At the same time as providing a justification for a military build-up, which is particularly targeted against China and North Korea, support for the “war on terror” is seen in Tokyo as the means of expanding Japan’s influence within the Middle East. Japan is contributing $1.5 billion in grants to Iraqi reconstruction, along with an offer of a further $3 billion in loans to whatever provisional government is ultimately installed by Washington. While US corporations are expected to win most of the reconstruction contracts, Iraq has a longer-term importance to Tokyo.

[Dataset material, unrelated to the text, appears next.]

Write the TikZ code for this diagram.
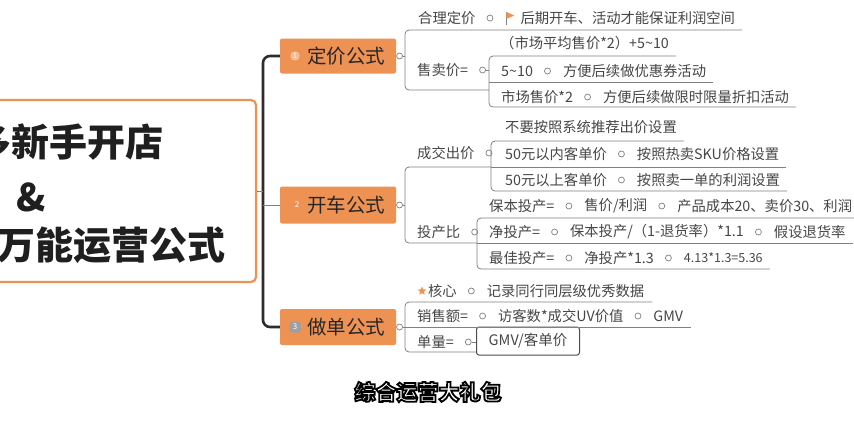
\documentclass[tikz,border=0pt]{standalone}
\usepackage{fontspec}
\setmainfont{Noto Sans CJK SC}
\usetikzlibrary{positioning, calc, shapes.geometric}
\definecolor{mindorange}{RGB}{238,146,84}
\definecolor{leafgray}{RGB}{70,70,70}
\definecolor{wiregray}{RGB}{128,128,128}
\definecolor{trunkdark}{RGB}{48,44,44}

\begin{document}
\begin{tikzpicture}[x=1pt, y=-1pt, node distance=11pt,
  leaf/.style={font=\fontsize{14.3}{16}\selectfont, text=leafgray, anchor=west, inner sep=0pt},
  knot/.style={circle, draw=wiregray, fill=white, line width=0.7pt, minimum size=6pt, inner sep=0pt},
  branch/.style={fill=mindorange, text=black!85, font=\fontsize{19.5}{22}\selectfont,
    text width=94pt, align=right, inner xsep=11pt, inner ysep=0pt, rounded corners=2pt},
  wire/.style={draw=wiregray, line width=0.8pt, rounded corners=4pt},
  trunk/.style={draw=trunkdark, line width=2.6pt, rounded corners=7pt},
  rootline/.style={font=\fontsize{38}{40}\selectfont\bfseries, text=black!88, anchor=west, inner sep=0pt},
  capline/.style={font=\fontsize{21}{24}\selectfont\bfseries, text=white, inner sep=0pt},
]
  \useasboundingbox (0,0) rectangle (854,440);
  \clip (0,0) rectangle (854,440);
  \fill[white] (0,0) rectangle (854,440);

  % root topic
  \node[draw=mindorange, line width=2.2pt, rounded corners=5pt, minimum width=268pt,
    minimum height=182pt, inner sep=0pt] (root) at (122,191) {};
  \node[rootline] (title1) at (-27,142) {多新手开店};
  \node[rootline, anchor=center] (title2) at (31,197) {\&};
  \node[rootline] (title3) at (-3,245) {万能运营公式};

  % main branches
  \coordinate (spine) at (263,191);
  \node[branch, minimum height=35pt] (b1) at (338,56) {定价公式};
  \node[branch, minimum height=37pt] (b2) at (338,205) {开车公式};
  \node[branch, minimum height=36pt] (b3) at (338,327) {做单公式};
  \node[circle, fill=white!35!mindorange, draw=white!70!mindorange, inner sep=0.6pt,
    font=\fontsize{7.5}{8}\selectfont, text=white] (num1) at (295,56) {1};
  \node[font=\fontsize{8}{8}\selectfont, text=white, inner sep=0pt] (num2) at (297,205) {2};
  \node[fill=gray!75, rounded corners=1.5pt, minimum size=11pt, inner sep=0pt,
    font=\fontsize{8}{8}\selectfont, text=white] (num3) at (295,327) {3};
  \draw[trunk] (b1.west) -- (b1.west -| spine) -- (b3.west -| spine) -- (b3.west);
  \draw[wire] (root.east) -- (root.east -| spine);
  \draw[wire] (b2.west) -- (b2.west -| spine);
  \node[knot, right=0pt of b1] (k1) {};
  \node[knot, right=0pt of b2] (k2) {};
  \node[knot, right=0pt of b3] (k3) {};

  % pricing
  \node[leaf] (pricing) at (418,18) {合理定价};
  \node[knot, right=of pricing] (kp) {};
  \coordinate[right=13pt of kp] (flagpole);
  \draw[wiregray, line width=0.7pt] (flagpole) ++(0,-6) -- ++(0,13);
  \fill[mindorange] (flagpole) ++(0,-6) -- ++(8,3.5) -- ++(-8,3.5) -- cycle;
  \node[leaf, right=27pt of kp] (pricingnote) {后期开车、活动才能保证利润空间};
  \node[leaf] (sellprice) at (417,70) {售卖价=};
  \node[knot, right=of sellprice] (ks) {};
  \node[leaf] (formula) at (500,43) {（市场平均售价*2）+5\textasciitilde10};
  \node[leaf] (coupon) at (501,71) {5\textasciitilde10};
  \node[knot, right=of coupon] (kc) {};
  \node[leaf, right=12pt of kc] (couponnote) {方便后续做优惠券活动};
  \node[leaf] (double) at (501,97) {市场售价*2};
  \node[knot, right=of double] (kd) {};
  \node[leaf, right=12pt of kd] (doublenote) {方便后续做限时限量折扣活动};

  \coordinate (p1t) at (405,30);
  \coordinate (p1b) at (405,90);
  \coordinate (p2t) at (489,56);
  \coordinate (p2m) at (489,82);
  \coordinate (p2b) at (489,107);
  \draw[wire] (k1.east) -- (k1 -| p1t);
  \draw[wire] ($(pricingnote.east |- p1t)+(7,0)$) -- (p1t) -- (p1b) -- (p1b -| p2t);
  \draw[wire] (ks.east) -- (ks -| p2t);
  \draw[wire] ($(formula.east |- p2t)+(7,0)$) -- (p2t) -- (p2b) -- ($(doublenote.east |- p2b)+(7,0)$);
  \draw[wire] (p2m) -- ($(couponnote.east |- p2m)+(7,0)$);

  % driving ads
  \node[leaf] (bid) at (417,153) {成交出价};
  \node[knot, right=of bid] (kb) {};
  \node[leaf] (nobid) at (505,127) {不要按照系统推荐出价设置};
  \node[leaf] (under50) at (505,154) {50元以内客单价};
  \node[knot, right=of under50] (ku) {};
  \node[leaf, right=12pt of ku] (undernote) {按照热卖SKU价格设置};
  \node[leaf] (over50) at (505,180) {50元以上客单价};
  \node[knot, right=of over50] (ko) {};
  \node[leaf, right=12pt of ko] (overnote) {按照卖一单的利润设置};
  \node[leaf] (roi) at (417,232) {投产比};
  \node[knot, right=of roi] (kr) {};
  \node[leaf] (breakeven) at (489,206) {保本投产=};
  \node[knot, right=of breakeven] (kbe) {};
  \node[leaf, right=12pt of kbe] (beformula) {售价/利润};
  \node[knot, right=of beformula] (kbe2) {};
  \node[leaf, right=12pt of kbe2] (beexample) {产品成本20、卖价30、利润};
  \node[leaf] (netroi) at (489,232) {净投产=};
  \node[knot, right=of netroi] (kn) {};
  \node[leaf, right=12pt of kn] (netformula) {保本投产/（1-退货率）*1.1};
  \node[knot, right=of netformula] (kn2) {};
  \node[leaf, right=12pt of kn2] (netexample) {假设退货率};
  \node[leaf] (bestroi) at (489,258) {最佳投产=};
  \node[knot, right=of bestroi] (kbr) {};
  \node[leaf, right=12pt of kbr] (bestformula) {净投产*1.3};
  \node[knot, right=of bestformula] (kbr2) {};
  \node[leaf, font=\fontsize{12.5}{14}\selectfont, right=12pt of kbr2] (bestexample) {4.13*1.3=5.36};

  \coordinate (q1t) at (405,167);
  \coordinate (q1b) at (405,243);
  \coordinate (q2t) at (491,141);
  \coordinate (q2m) at (491,167);
  \coordinate (q2b) at (491,191);
  \coordinate (q3t) at (477,218);
  \coordinate (q3m) at (477,243);
  \coordinate (q3b) at (477,269);
  \draw[wire] (k2.east) -- (k2 -| q1t);
  \draw[wire] (q2m) -- (q1t) -- (q1b) -- (q3m);
  \draw[wire] (kb.east) -- (kb -| q2t);
  \draw[wire] ($(nobid.east |- q2t)+(7,0)$) -- (q2t) -- (q2b) -- ($(overnote.east |- q2b)+(7,0)$);
  \draw[wire] (q2m) -- ($(undernote.east |- q2m)+(7,0)$);
  \draw[wire] (kr.east) -- (kr -| q3t);
  \draw[wire] ($(beexample.east |- q3t)+(7,0)$) -- (q3t) -- (q3b) -- ($(bestexample.east |- q3b)+(7,0)$);
  \draw[wire] (q3m) -- ($(netexample.east |- q3m)+(7,0)$);

  % orders
  \node[star, star points=5, star point ratio=2.2, fill=mindorange, minimum size=9pt,
    inner sep=0pt] (corestar) at (422,291) {};
  \node[leaf, right=3pt of corestar] (core) {核心};
  \node[knot, right=of core] (kcore) {};
  \node[leaf, right=12pt of kcore] (corenote) {记录同行同层级优秀数据};
  \node[leaf] (sales) at (417,316) {销售额=};
  \node[knot, right=of sales] (ksales) {};
  \node[leaf, right=12pt of ksales] (visitors) {访客数*成交UV价值};
  \node[knot, right=of visitors] (kv) {};
  \node[leaf, right=12pt of kv] (gmv) {GMV};
  \node[leaf] (quantity) at (417,342) {单量=};
  \node[knot, right=of quantity] (kq) {};
  \node[draw=black!70, line width=1pt, rounded corners=2.5pt, minimum width=103pt,
    minimum height=28pt, font=\fontsize{14.5}{16}\selectfont, text=leafgray] (gmvbox) at (528,341) {GMV/客单价};

  \coordinate (r1t) at (405,302);
  \coordinate (r1m) at (405,327);
  \coordinate (r1b) at (405,352);
  \draw[wire] (k3.east) -- (k3 -| r1t);
  \draw[wire] ($(corenote.east |- r1t)+(8,0)$) -- (r1t) -- (r1b) -- (r1b -| gmvbox.west);
  \draw[wire] (r1m) -- ($(gmv.east |- r1m)+(8,0)$);
  \draw[wire] (kq.east) -- (kq -| gmvbox.west);

  % caption, white letters with a dark stroke
  \node[capline] (caption) at (428,392)
    {\special{pdf:literal direct 2 Tr 1.8 w 0 0 0 RG 1 1 1 rg}综合运营大礼包\special{pdf:literal direct 0 Tr}};
\end{tikzpicture}
\end{document}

Japan is totally dependent on imported oil. Since the energy crisis of the 1970s, Japanese governments have sought to gain a greater degree of control over major Middle Eastern oilfields by insisting suppliers enter into long-term contracts that guarantee supply to Japan. In 2000, with contracts ending over Saudi fields, a consortium of state-backed Japanese companies entered in negotiations with Iran for a multi-billion dollar investment to develop the major Azadegan oil field. Over the past several years, the prospect of a US confrontation with Iran and open US opposition to any major Japanese investment in the country, have stalled the plans. Iraq, with the world’s second largest oil reserves, offers an alternative.

Koizumi’s decision to contribute troops has provoked considerable opposition in Japan, both within the general population and among rival sections of the political establishment. The main opposition party, the Democratic Party (DPJ), has opposed the dispatch of troops, as have the smaller opposition parties in the parliament.

A poll conducted the day the decision was taken by the Asahi Shimbun found that 55 percent of respondents disagree with the dispatch of troops under the current conditions in Iraq, with 26 percent opposing a dispatch under any conditions. The approval rating of Koizumi’s cabinet fell to 41 percent, down from 47 percent.

The majority of Japanese people opposed the US invasion of Iraq. The subsequent months of an escalating guerilla war against the American occupation, as well as the deaths of two Japanese diplomats on November 30, have heightened concerns that any Japanese troops sent to Iraq could be targeted by the resistance. There are also concerns that Japan itself has become the target of terrorist attacks due to Koizumi’s total support for the Bush administration’s actions. A recent Al Qaeda broadcast named Japan alongside Britain, Australia and Spain as the main countries supporting American aggression in the Middle East.

In the lead-up to the decision to deploy troops, Makiko Tanaka, Koizumi’s former foreign minister who is now working with the DPJ against his government, articulated the sentiment of a layer in the Japanese elite that there should be more distance between Tokyo and Washington. In an interview, she told the Australian Broadcasting Commission on December 4:

“I hope Mr Koizumi will not get a rush of blood and say ‘let’s go’ in this dangerous situation... He should relax more and listen to other opinions. More than 70 percent of the public is against the dispatch. If, when the time comes, he says ‘let’s go’, then he’ll be acting like a dictator.

“Japan needs to express its own opinions. Our Foreign Ministry, Mr Koizumi and the government just cannot say no to America. Why is this? We should be able to say things to the United States. That is what being a real ally is all about. I remember saying ‘no’ to Colin Powell and the Russians. It results in discussions, but they won’t kill you.”

Tanaka’s views are by no means isolated. Koizumi’s decision to dispatch troops is a direct repudiation of the stance taken by an LDP coalition partner, the Buddhist-based New Komeito Party. New Komeito argued that no SDF forces should go to Iraq until the fighting had clearly ended.

Koizumi is aware that deaths of Japanese soldiers, or deaths caused by them, could become the trigger for a wave of recriminations against his government, the breakup of the coalition with New Komeito or a move against his leadership. He told a visiting Iraqi delegation in November: “My cabinet may collapse if SDF personnel in Iraq face an unexpected turn of events”. Nevertheless, he has pushed ahead with the historic deployment in order to establish the precedent for the future dispatch of combat troops elsewhere and to condition the Japanese population to accept that likelihood.